Better to Stumble Forward Than to Stand Still
Better to Stumble Forward Than to Stand Still
My first article took years to write.
It’s something I had thought about for a long time. I read books on writing. I watched YouTube videos made my writers. I researched the best things to write about, and the best places to write about them.
Where did all that planning and research get me? Nowhere.
At the end of it all, I still wasn’t actually writing anything, and therefore, not actually a writer. Maybe I could be called a researcher, or planner, or dreamer, but not a writer.
The day I became a writer didn’t come until I was fed up with the way my life was progressing. Looking around, I realized I wasn’t doing the things I really wanted to do. I also realized that nobody was going to come along and say, “Kevin, it’s time to start now.”
That was entirely up to me.
What was holding me back?
This was the question I had to ask myself.
There were several answers that came to me:
- I was afraid of failing. I didn’t feel prepared.
- I was afraid of looking foolish. There were much better writers out there, with more experience.

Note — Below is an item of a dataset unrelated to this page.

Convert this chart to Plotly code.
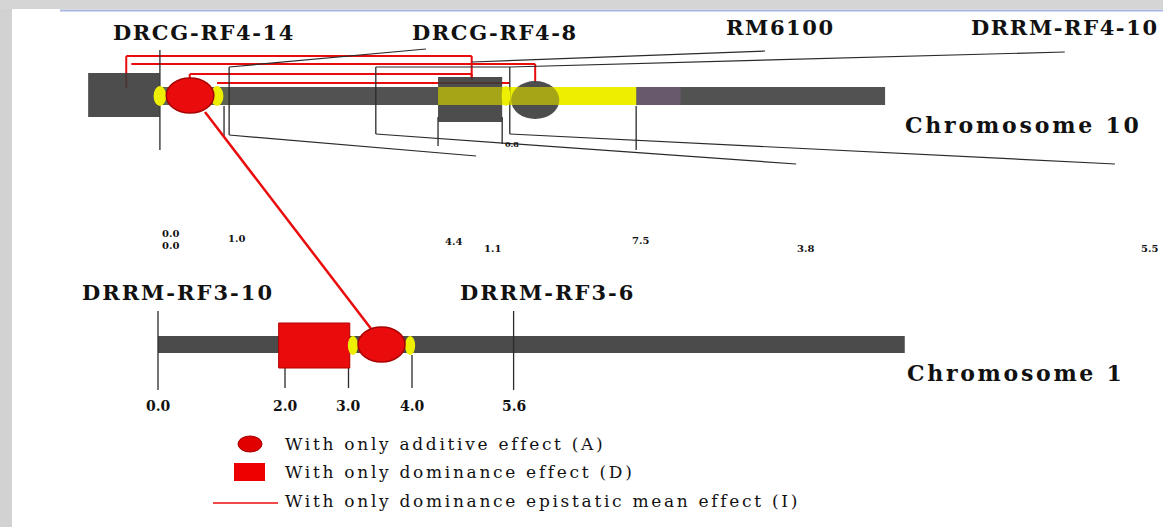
import plotly.graph_objects as go

W, H = 1163, 527
PX_PER_CM = 63.5      # horizontal map scale
ORIGIN_PX = 158       # horizontal pixel of 0 cM

# ---------------- map data (positions in cM) ----------------
# Chromosome 1
chr1_end = 11.76
chr1_marker_names = ["DRRM-RF3-10", "DRRM-RF3-6"]
chr1_marker_pos = [0.0, 5.6]
chr1_label_pos = [0.31, 6.14]
chr1_tick_pos = [0.0, 2.0, 3.0, 4.0, 5.6]
chr1_tick_labels = ["0.0", "2.0", "3.0", "4.0", "5.6"]
chr1_dom_qtl = [(2.0, 3.0)]
chr1_add_qtl = [(3.07, 3.97)]

# Chromosome 10
chr10_end = 11.45
chr10_marker_names = ["DRCG-RF4-14", "DRCG-RF4-8", "RM6100", "DRRM-RF4-10"]
chr10_label_pos = [0.72, 5.31, 9.80, 14.28]
chr10_tick_pos = [0.03, 1.04, 1.12, 3.43, 4.41, 5.42, 5.54, 7.53]
chr10_tick_labels = ["0.0", "0.0", "1.0", "4.4", "1.1", "7.5", "3.8", "5.5", "0.8"]
chr10_tick_label_pos = [0.19, 0.19, 1.23, 4.65, 5.26, 7.6, 10.2, 15.62, 5.58]
chr10_dom_qtl = [(-1.1, 0.03), (4.41, 5.42)]
chr10_add_qtl = [(0.03, 0.93), (5.48, 6.32)]
chr10_interval = (4.41, 7.53)
# dominance-by-dominance epistatic pairs on chromosome 10 (cM, cM)
chr10_epistasis = [(-0.5, 4.94), (-0.42, 5.94), (0.5, 4.94), (0.93, 5.54)]
# epistatic pair linking chromosome 10 and chromosome 1 (cM on chr10, cM on chr1)
interchrom_link = (0.74, 3.37)

# ---------------- drawing layout (rows in px from top) ----------------
C10_BAR = (87, 105)
C1_BAR = (336, 353)
# vertical extents of each chr10 tick line
chr10_tick_rows = [(50, 150), (106, 136), (67, 135), (67, 134), (117, 146), (117, 144), (67, 134), (106, 150)]
chr10_tick_label_rows = [233, 245, 238, 241, 248, 240, 248, 248, 144]
epi_rows = [56, 64, 74, 83]
epi_drop = [(88, 80), (64, 82), (80, 80), (83, 83)]
# leader segments of the chr10 map: (cM, row) -> (cM, row)
chr10_leaders = [
    ((1.12, 67), (4.22, 49)),
    ((3.43, 67), (5.54, 67)),
    ((4.94, 62), (9.56, 51)),
    ((5.54, 67), (14.28, 52)),
    ((1.12, 135), (5.01, 156)),
    ((3.43, 134), (10.05, 164)),
    ((5.54, 134), (15.07, 164)),
]

RED = "#ea0c0c"
DARK = "#3a3a3a"
BAR = "#525252"
YELLOW = "#eeee00"
SERIF = "DejaVu Serif"

shapes = []


def rect(x0, x1, y0, y1, fill, opacity=1.0, line_color=None, lw=0, xref="x", yref="y"):
    shapes.append(dict(type="rect", xref=xref, yref=yref, x0=x0, x1=x1, y0=y0, y1=y1,
                       fillcolor=fill, opacity=opacity,
                       line=dict(color=line_color or fill, width=lw)))


def ellipse(x0, x1, y0, y1, fill, opacity=1.0, line_color=None, lw=0, xref="x", yref="y"):
    shapes.append(dict(type="circle", xref=xref, yref=yref, x0=x0, x1=x1, y0=y0, y1=y1,
                       fillcolor=fill, opacity=opacity,
                       line=dict(color=line_color or fill, width=lw)))


def seg(x0, y0, x1, y1, color="#222222", width=1.2, xref="x", yref="y"):
    shapes.append(dict(type="line", xref=xref, yref=yref, x0=x0, y0=y0, x1=x1, y1=y1,
                       line=dict(color=color, width=width)))


def px(v):
    return v / W


# page frame: textured border strip and thin rule
rect(0, px(12), 0, 1, "#d2d2d2", xref="paper", yref="paper")
rect(0, 1, 1 - 9 / H, 1, "#d5d5d5", xref="paper", yref="paper")
seg(px(60), 1 - 10.5 / H, 1, 1 - 10.5 / H, "#aab3da", 2, xref="paper", yref="paper")

# ---------------- chromosome 10 ----------------
cap_w = 0.1
rect(chr10_add_qtl[0][0], chr10_end, *C10_BAR, BAR)
rect(chr10_add_qtl[0][0], chr10_tick_pos[2], *C10_BAR, "#5c6452")
rect(chr10_interval[1], chr10_interval[1] + 0.7, *C10_BAR, "#685a6c")
rect(chr10_interval[0], chr10_interval[1], *C10_BAR, YELLOW)

# epistatic connections (drawn beneath the QTL boxes)
for (a, b), row, (da, db) in zip(chr10_epistasis, epi_rows, epi_drop):
    seg(a, da, a, row, RED, 2)
    seg(a, row, b, row, RED, 2)
    seg(b, row, b, db, RED, 2)

# map leaders and marker ticks
for (p0, p1) in chr10_leaders:
    seg(p0[0], p0[1], p1[0], p1[1], "#2a2a2a", 1.2)
for t, (r0, r1) in zip(chr10_tick_pos, chr10_tick_rows):
    seg(t, r0, t, r1, "#2a2a2a", 1.3)

# dominance QTL boxes and the dark additive QTL
rect(chr10_dom_qtl[0][0], chr10_dom_qtl[0][1], 73, 117, DARK, opacity=0.9)
rect(chr10_dom_qtl[1][0], chr10_dom_qtl[1][1], 77, 122, DARK, opacity=0.9)
ellipse(chr10_add_qtl[1][0] + 0.08, chr10_add_qtl[1][1], 81, 119, DARK, opacity=0.9)
# support interval shows through the dark QTL marks
rect(chr10_interval[0], chr10_interval[1], *C10_BAR, YELLOW, opacity=0.55)

# inter-chromosome epistasis line
seg(interchrom_link[0], 112, interchrom_link[1], 330, RED, 2.5)

# red additive QTL with its flanking caps
lo, hi = chr10_add_qtl[0]
ellipse(lo - cap_w, lo + cap_w, 86, 106, YELLOW)
ellipse(hi - cap_w, hi + cap_w, 86, 106, YELLOW)
ellipse(lo + 0.1, hi - 0.05, 78, 113, RED, line_color="#a80000", lw=1.5)
ellipse(chr10_add_qtl[1][0] - 0.07, chr10_add_qtl[1][0] + 0.07, 86, 106, YELLOW)

# ---------------- chromosome 1 ----------------
rect(chr1_tick_pos[0], chr1_end, *C1_BAR, "#4b4b4b")
for t in chr1_tick_pos:
    if t in chr1_marker_pos:
        seg(t, 311, t, 390, "#2a2a2a", 1.3)
    else:
        seg(t, 355, t, 388, "#2a2a2a", 1.3)
for lo, hi in chr1_dom_qtl:
    rect(lo - 0.1, hi + 0.02, 323, 368, RED, line_color="#b00000", lw=1)
for lo, hi in chr1_add_qtl:
    ellipse(lo - cap_w * 0.8, lo + cap_w * 0.8, 336, 355, YELLOW)
    ellipse(hi - cap_w * 0.8, hi + cap_w * 0.8, 336, 355, YELLOW)
    ellipse(lo + 0.08, hi - 0.08, 327, 362, RED, line_color="#a80000", lw=1.5)

# ---------------- legend ----------------
ellipse(px(238), px(262), 1 - 452 / H, 1 - 436 / H, "#e00000", line_color="#a00000", lw=1,
        xref="paper", yref="paper")
rect(px(234), px(265), 1 - 481 / H, 1 - 463 / H, "#ee0000", xref="paper", yref="paper")
seg(px(213), 1 - 503 / H, px(278), 1 - 503 / H, RED, 1.5, xref="paper", yref="paper")

annotations = []


def label(x, y, text, size, bold=False, anchor="center", spacing=0, xref="x", yref="y"):
    if spacing:
        text = f'<span style="letter-spacing:{spacing}px">{text}</span>'
    annotations.append(dict(x=x, y=y, xref=xref, yref=yref, text=text, showarrow=False,
                            xanchor=anchor, yanchor="middle",
                            font=dict(family=SERIF, size=size, color="#111111",
                                      weight="bold" if bold else "normal")))


for name, pos in zip(chr10_marker_names, chr10_label_pos):
    label(pos, 32 if name.startswith("DRCG") else 27, name, 21, bold=True, spacing=1.6)
for name, pos in zip(chr1_marker_names, chr1_label_pos):
    label(pos, 292, name, 21, bold=True, spacing=2.0)
for txt, pos, row in zip(chr10_tick_labels, chr10_tick_label_pos, chr10_tick_label_rows):
    label(pos, row, txt, 10 if row > 200 else 8, bold=True)
for txt, pos in zip(chr1_tick_labels, chr1_tick_pos):
    label(pos, 406, txt, 14, bold=True)

label(px(903), 1 - 125 / H, "Chromosome 10", 22, bold=True, anchor="left", spacing=2.8,
      xref="paper", yref="paper")
label(px(905), 1 - 373 / H, "Chromosome 1", 22, bold=True, anchor="left", spacing=2.7,
      xref="paper", yref="paper")

legend_items = ["With only additive effect (A)",
                "With only dominance effect (D)",
                "With only dominance epistatic mean effect (I)"]
for txt, row in zip(legend_items, [444, 472, 501]):
    label(px(283), 1 - row / H, txt, 17, anchor="left", spacing=2.7, xref="paper", yref="paper")

fig = go.Figure()
fig.update_layout(
    width=W, height=H,
    margin=dict(l=0, r=0, t=0, b=0),
    paper_bgcolor="white", plot_bgcolor="white",
    showlegend=False,
    xaxis=dict(range=[-ORIGIN_PX / PX_PER_CM, (W - ORIGIN_PX) / PX_PER_CM],
               visible=False, fixedrange=True),
    yaxis=dict(range=[H, 0], visible=False, fixedrange=True),
    shapes=shapes,
    annotations=annotations,
)
fig.write_html("out.html", config={"displayModeBar": False})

- I was afraid of putting myself out there, and exposing my deeper thoughts and feelings
- I was afraid that after all the thinking and planning and dreaming, that I would give up shortly after I got started.
I was letting fear rule my life.
The worst part is, that it’s not fear of some tangible thing. It was fear of something that I thought was merely a possibility. I was afraid of what might happen. It existed only in my head.

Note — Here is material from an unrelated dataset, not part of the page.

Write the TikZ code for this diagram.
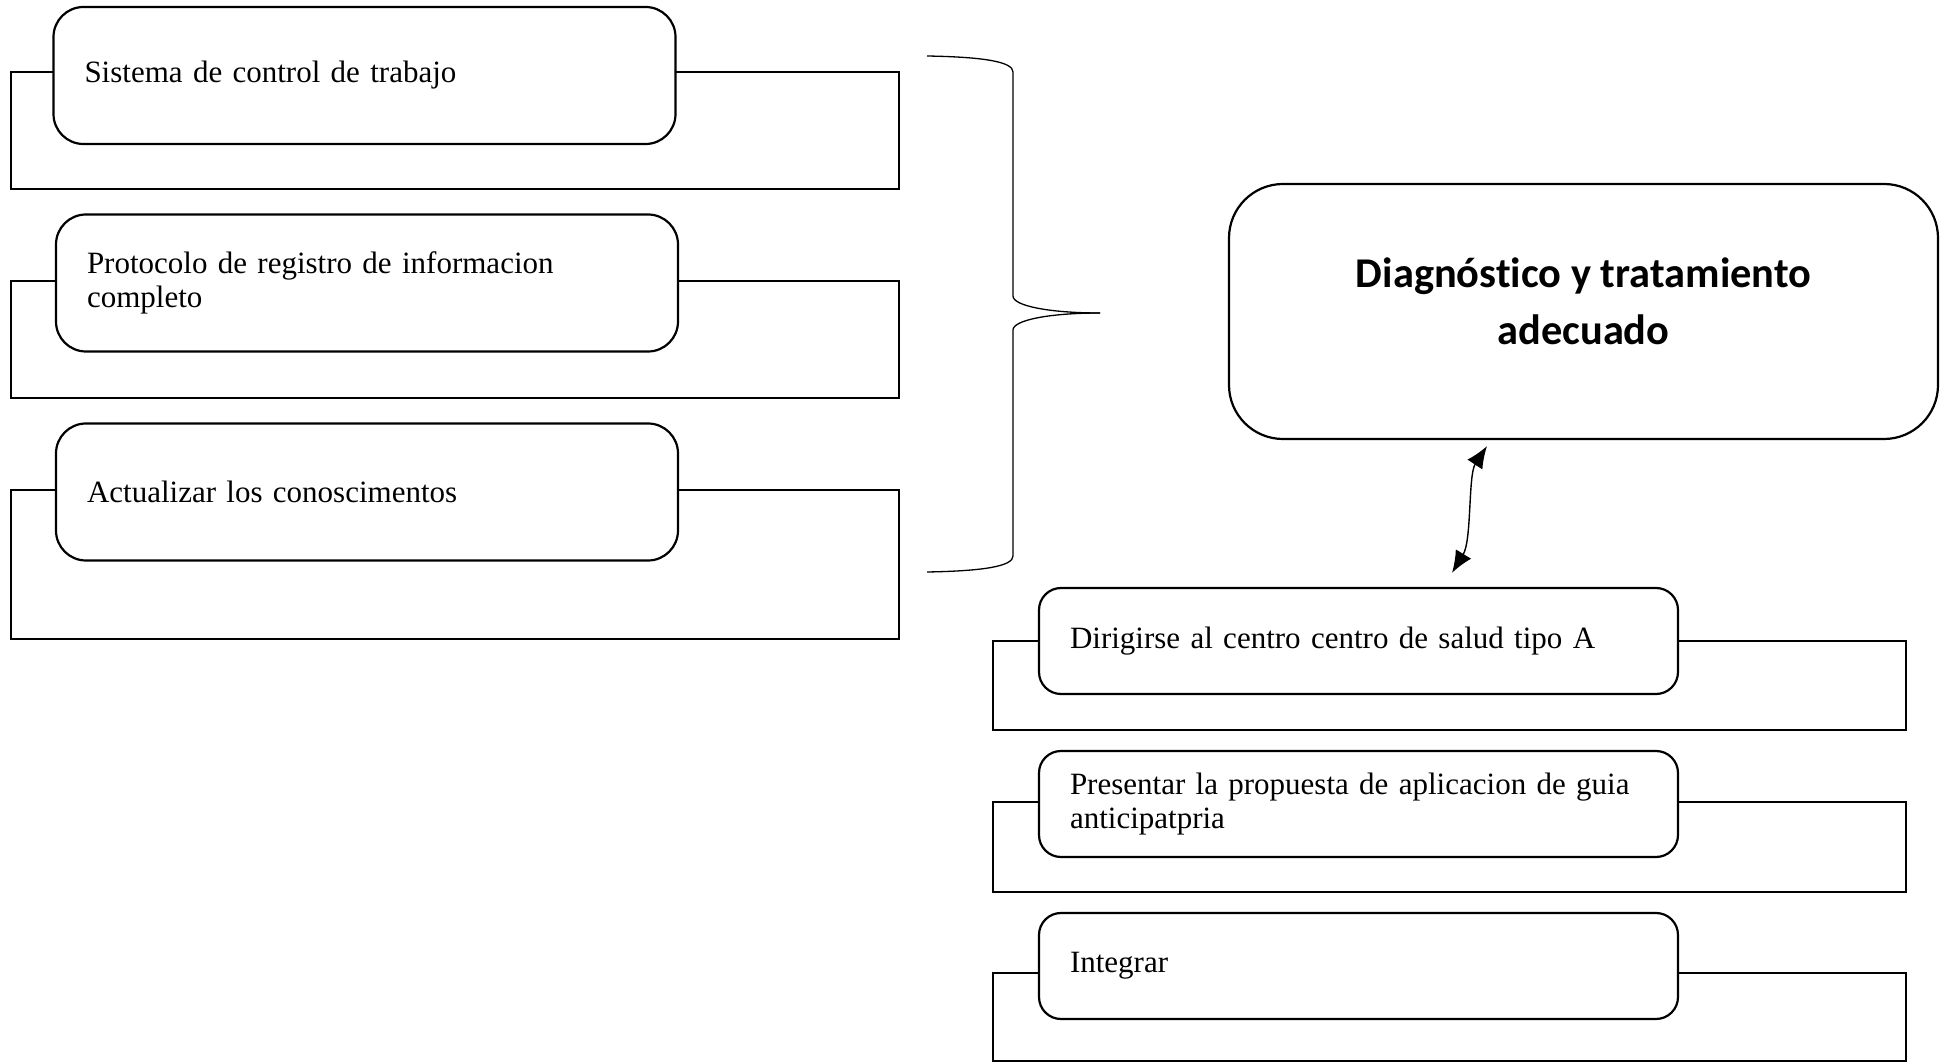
\documentclass[tikz,border=0pt]{standalone}
\usepackage{fontspec}
\setmainfont{Liberation Serif}
\newfontfamily\titlefont{Carlito}[Ligatures={NoCommon,NoContextual}]
\usetikzlibrary{arrows.meta,calc}

\begin{document}
\begin{tikzpicture}[x = 0.5pt, y = -0.5pt,
	backbox/.style = {line width = 1.1pt},
	stepbox/.style = {draw, fill = white, line width = 1.1pt, rounded corners = 15pt, minimum width = 311pt, minimum height = 68.5pt, inner xsep = 15.5pt, text width = 280pt, align = left, font = \fontsize{15.5}{16.8}\selectfont},
	actbox/.style = {stepbox, rounded corners = 11pt, minimum width = 319.5pt, minimum height = 53pt, text width = 288.5pt},
	titlebox/.style = {draw, line width = 1.1pt, rounded corners = 27pt, minimum width = 354.5pt, minimum height = 127.5pt, align = center, text depth = 10pt, font = \titlefont\bfseries\fontsize{21.2}{28.6}\selectfont},
	bracket/.style = {line width = 0.65pt}]
						\useasboundingbox (0,0) rectangle (1951,1063);
						% marcos de fondo
						\draw[backbox] (11,72) rectangle (899,189);
						\draw[backbox] (11,281) rectangle (899,398);
						\draw[backbox] (11,490) rectangle (899,639);
						\draw[backbox] (993,641) rectangle (1906,730);
						\draw[backbox] (993,802) rectangle (1906,892);
						\draw[backbox] (993,973) rectangle (1906,1061);
						% cajas
						\node[stepbox] (control) at (364.5,75.5) {Sistema de control de trabajo};
						\node[stepbox] (protocolo) at (367,283) {Protocolo de registro de informacion\\completo};
						\node[stepbox] (actualizar) at (367,492) {Actualizar los conoscimentos};
						\node[titlebox] (diag) at (1583.5,311.5) {Diagnóstico y tratamiento\\adecuado};
						\node[actbox] (dirigirse) at (1358.5,641) {Dirigirse al centro centro de salud tipo A};
						\node[actbox] (presentar) at (1358.5,804) {Presentar la propuesta de aplicacion de guia\\anticipatpria};
						\node[actbox] (integrar) at (1358.5,966) {Integrar};
						% llave
						\draw[bracket] (927,56) .. controls (985,57) and (1013,62) .. (1013,72) -- (1013,296) .. controls (1013,306) and (1050,313) .. (1100,313);
						\draw[bracket] (1100,313) .. controls (1050,313) and (1013,320) .. (1013,330) -- (1013,556) .. controls (1013,566) and (985,571) .. (927,572);
						% flecha
						\draw[line width = 0.7pt, {Latex[length = 11pt, width = 9pt]}-{Latex[length = 11pt, width = 9pt]}] ($(diag.south)+(-96.5,6)$) .. controls (1468,475) and (1472,540) .. ($(dirigirse.north)+(93.5,-14)$);
					\end{tikzpicture}
\end{document}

That’s a lousy way to live.
What if I never did anything that carried some risk of failure? Or, some risk of looking like an amateur? I am an amateur!
How else am I supposed to start? Who starts a project as an expert? Who is a master craftsman the first time they pick up a tool? Who picks up a guitar for the first time and rips out a perfect rendition of some Hendrix?
Stumbling forward
One day, I simply had enough.
I was tired of being afraid.
Or, rather, I was tired of letting that fear hold me back. I was reading to throw myself into the fray. People could criticize me all they want, but I was going to publish something.

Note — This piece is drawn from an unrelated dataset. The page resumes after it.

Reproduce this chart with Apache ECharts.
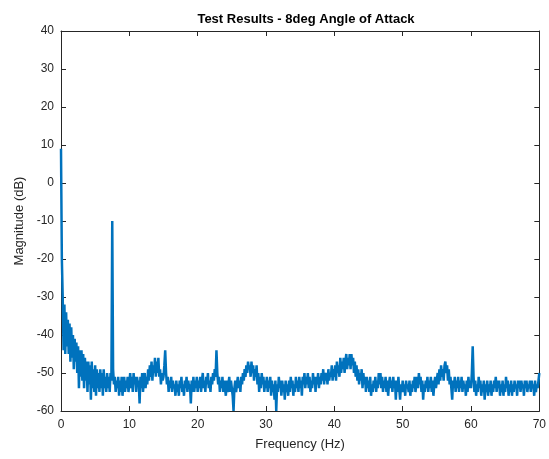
<!DOCTYPE html>
<html>
<head>
<meta charset="utf-8">
<script src="https://cdn.jsdelivr.net/npm/echarts@6/dist/echarts.min.js"></script>
<style>
html,body{margin:0;padding:0;background:#fff;}
#chart{width:549px;height:459px;}
</style>
</head>
<body>
<div id="chart"></div>
<script>
// Frequency resolution of the spectrum (Hz per sample)
var freqStep = 0.125;

// Magnitude (dB), 0.125 Hz steps, one array per 10 Hz band
var mag0to10 = [9,-20,-30,-44,-32,-45,-34,-43,-36,-45,-37,-47,-38,-46,-40,-49,-41,-47,-42,-50,
  -43,-54,-44,-51,-44,-52,-45,-54,-46,-52,-47,-55,-47,-53,-48,-57,-47,-54,-49,-55,
  -48,-56,-49,-54,-50,-55,-49,-54,-50,-56,-49,-54,-51,-55,-50,-54,-51,-55,-50,-52,
  -10,-49,-53,-51,-55,-52,-54,-51,-56,-52,-55,-51,-56,-53,-51,-55,-52,-54,-51,-55];
var mag10to20 = [-53,-50,-54,-51,-55,-50,-53,-51,-55,-51,-53,-52,-58,-51,-54,-50,-55,-52,-50,-54,
  -51,-53,-49,-52,-48,-51,-47,-52,-48,-50,-46,-51,-47,-50,-46,-51,-49,-53,-50,-52,
  -51,-48,-44,-50,-53,-51,-55,-52,-54,-51,-55,-52,-54,-53,-56,-52,-55,-53,-56,-52,
  -54,-51,-55,-53,-56,-52,-54,-51,-55,-52,-54,-53,-58,-52,-55,-51,-55,-52,-54,-51];
var mag20to30 = [-55,-52,-54,-51,-55,-52,-50,-54,-52,-55,-51,-53,-50,-54,-52,-55,-51,-53,-50,-52,
  -49,-51,-44,-50,-53,-51,-55,-52,-54,-51,-55,-52,-54,-56,-52,-55,-53,-51,-55,-52,
  -54,-56,-60,-54,-52,-55,-53,-51,-54,-52,-55,-51,-53,-50,-52,-49,-51,-48,-50,-47,
  -49,-48,-51,-47,-50,-48,-52,-49,-51,-48,-53,-50,-55,-51,-54,-50,-53,-51,-55,-52];
var mag30to40 = [-54,-51,-55,-52,-54,-51,-56,-52,-55,-53,-57,-52,-60,-53,-55,-51,-54,-52,-56,-52,
  -55,-53,-57,-52,-55,-53,-56,-52,-55,-51,-54,-52,-56,-53,-55,-51,-54,-52,-55,-51,
  -54,-52,-56,-51,-53,-50,-54,-51,-53,-50,-54,-51,-55,-52,-54,-50,-53,-51,-55,-51,
  -53,-50,-54,-51,-53,-50,-52,-49,-53,-50,-52,-50,-53,-49,-52,-50,-51,-48,-52,-49];
var mag40to50 = [-51,-48,-52,-47,-50,-48,-51,-46,-50,-47,-49,-46,-50,-47,-45,-49,-46,-48,-45,-49,
  -45,-48,-46,-50,-47,-51,-48,-52,-49,-53,-50,-52,-49,-54,-50,-53,-51,-55,-51,-54,
  -52,-55,-51,-56,-53,-55,-52,-54,-51,-55,-52,-54,-50,-53,-50,-54,-51,-55,-52,-54,
  -51,-55,-52,-56,-53,-51,-54,-52,-55,-51,-54,-52,-57,-52,-55,-51,-54,-57,-53,-55];
var mag50to60 = [-52,-55,-53,-56,-52,-54,-53,-55,-52,-56,-53,-55,-52,-54,-51,-55,-53,-51,-54,-50,
  -53,-51,-55,-52,-57,-53,-55,-52,-54,-51,-55,-52,-54,-51,-55,-52,-56,-53,-51,-54,
  -52,-50,-53,-49,-52,-48,-51,-49,-52,-48,-47,-50,-48,-52,-49,-53,-51,-54,-57,-52,
  -54,-51,-55,-52,-54,-51,-55,-52,-54,-51,-55,-52,-54,-53,-56,-52,-55,-51,-54,-52];
var mag60to70 = [-54,-50,-43,-51,-55,-52,-56,-53,-55,-51,-54,-52,-56,-53,-55,-52,-57,-53,-55,-52,
  -56,-53,-55,-52,-56,-53,-55,-52,-54,-51,-55,-52,-54,-52,-56,-53,-55,-52,-56,-53,
  -55,-51,-54,-52,-56,-53,-55,-52,-56,-53,-55,-52,-54,-53,-56,-52,-54,-52,-55,-52,
  -54,-53,-56,-52,-54,-52,-55,-53,-54,-52,-55,-52,-54,-53,-56,-52,-55,-53,-54,-52,-50];

var xTicks = [0,10,20,30,40,50,60,70];
var yTicks = [-60,-50,-40,-30,-20,-10,0,10,20,30,40];

var magnitude = [].concat(mag0to10, mag10to20, mag20to30, mag30to40, mag40to50, mag50to60, mag60to70);
var seriesData = magnitude.map(function (v, i) { return [i * freqStep, v]; });

var axisColor = '#262626';
var font = 'Liberation Sans, Arial, Helvetica, sans-serif';

var chart = echarts.init(document.getElementById('chart'), null, {renderer: 'canvas'});

function xAx(pos, show) {
  return {
    type: 'value', position: pos, min: xTicks[0], max: xTicks[xTicks.length - 1], interval: 10,
    name: show ? 'Frequency (Hz)' : '', nameLocation: 'middle', nameGap: 27,
    nameTextStyle: {color: axisColor, fontSize: 13, fontFamily: font},
    axisLine: {show: true, onZero: false, lineStyle: {color: axisColor, width: 1}},
    axisTick: {show: true, inside: true, length: 5, lineStyle: {color: axisColor}},
    axisLabel: {show: show, color: axisColor, fontSize: 12, fontFamily: font, margin: 8},
    splitLine: {show: false}
  };
}
function yAx(pos, show) {
  return {
    type: 'value', position: pos, min: yTicks[0], max: yTicks[yTicks.length - 1], interval: 10,
    name: show ? 'Magnitude (dB)' : '', nameLocation: 'middle', nameGap: 33, nameRotate: 90,
    nameTextStyle: {color: axisColor, fontSize: 13, fontFamily: font},
    axisLine: {show: true, onZero: false, lineStyle: {color: axisColor, width: 1}},
    axisTick: {show: true, inside: true, length: 5, lineStyle: {color: axisColor}},
    axisLabel: {show: show, color: axisColor, fontSize: 12, fontFamily: font, margin: 7},
    splitLine: {show: false}
  };
}

chart.setOption({
  animation: false,
  backgroundColor: '#ffffff',
  title: {
    text: 'Test Results - 8deg Angle of Attack',
    left: 301, top: 8, textAlign: 'center',
    textStyle: {fontSize: 13, fontWeight: 'bold', color: '#000', fontFamily: font}
  },
  grid: {left: 61, right: 8, top: 31, bottom: 48, containLabel: false},
  xAxis: [xAx('bottom', true), xAx('top', false)],
  yAxis: [yAx('left', true), yAx('right', false)],
  series: [{
    type: 'line',
    data: seriesData,
    xAxisIndex: 0, yAxisIndex: 0,
    showSymbol: false,
    lineStyle: {color: '#0072BD', width: 2.5},
    clip: true
  }]
});
</script>
</body>
</html>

It didn’t matter that I wasn’t a seasoned writer. It didn’t matter that I had no experience at all, besides essays and term papers.
Yes, I might stumble a bit. I might stumble a lot. At least I would be moving forward.
I could stay exactly where I was, to do nothing and having nothing to show for it. Or, I could stumble my way forward. I could fall, pick myself up, dust myself off, and take another step forward. Eventually, I would be able to look back and see how far I had come.
That’s exactly what I did.
That’s what I’m doing, every day. I stumble forward a little bit more. Some days I find decent footing. Other days, it’s like I’m climbing oil-slicked boulders.
I’ve kept at it, though, and even though the way ahead stretches on forever, I think I can see some places where the ground is level and the way might be a little smoother for a while.
In the meantime, I’m loving the journey- falls and all.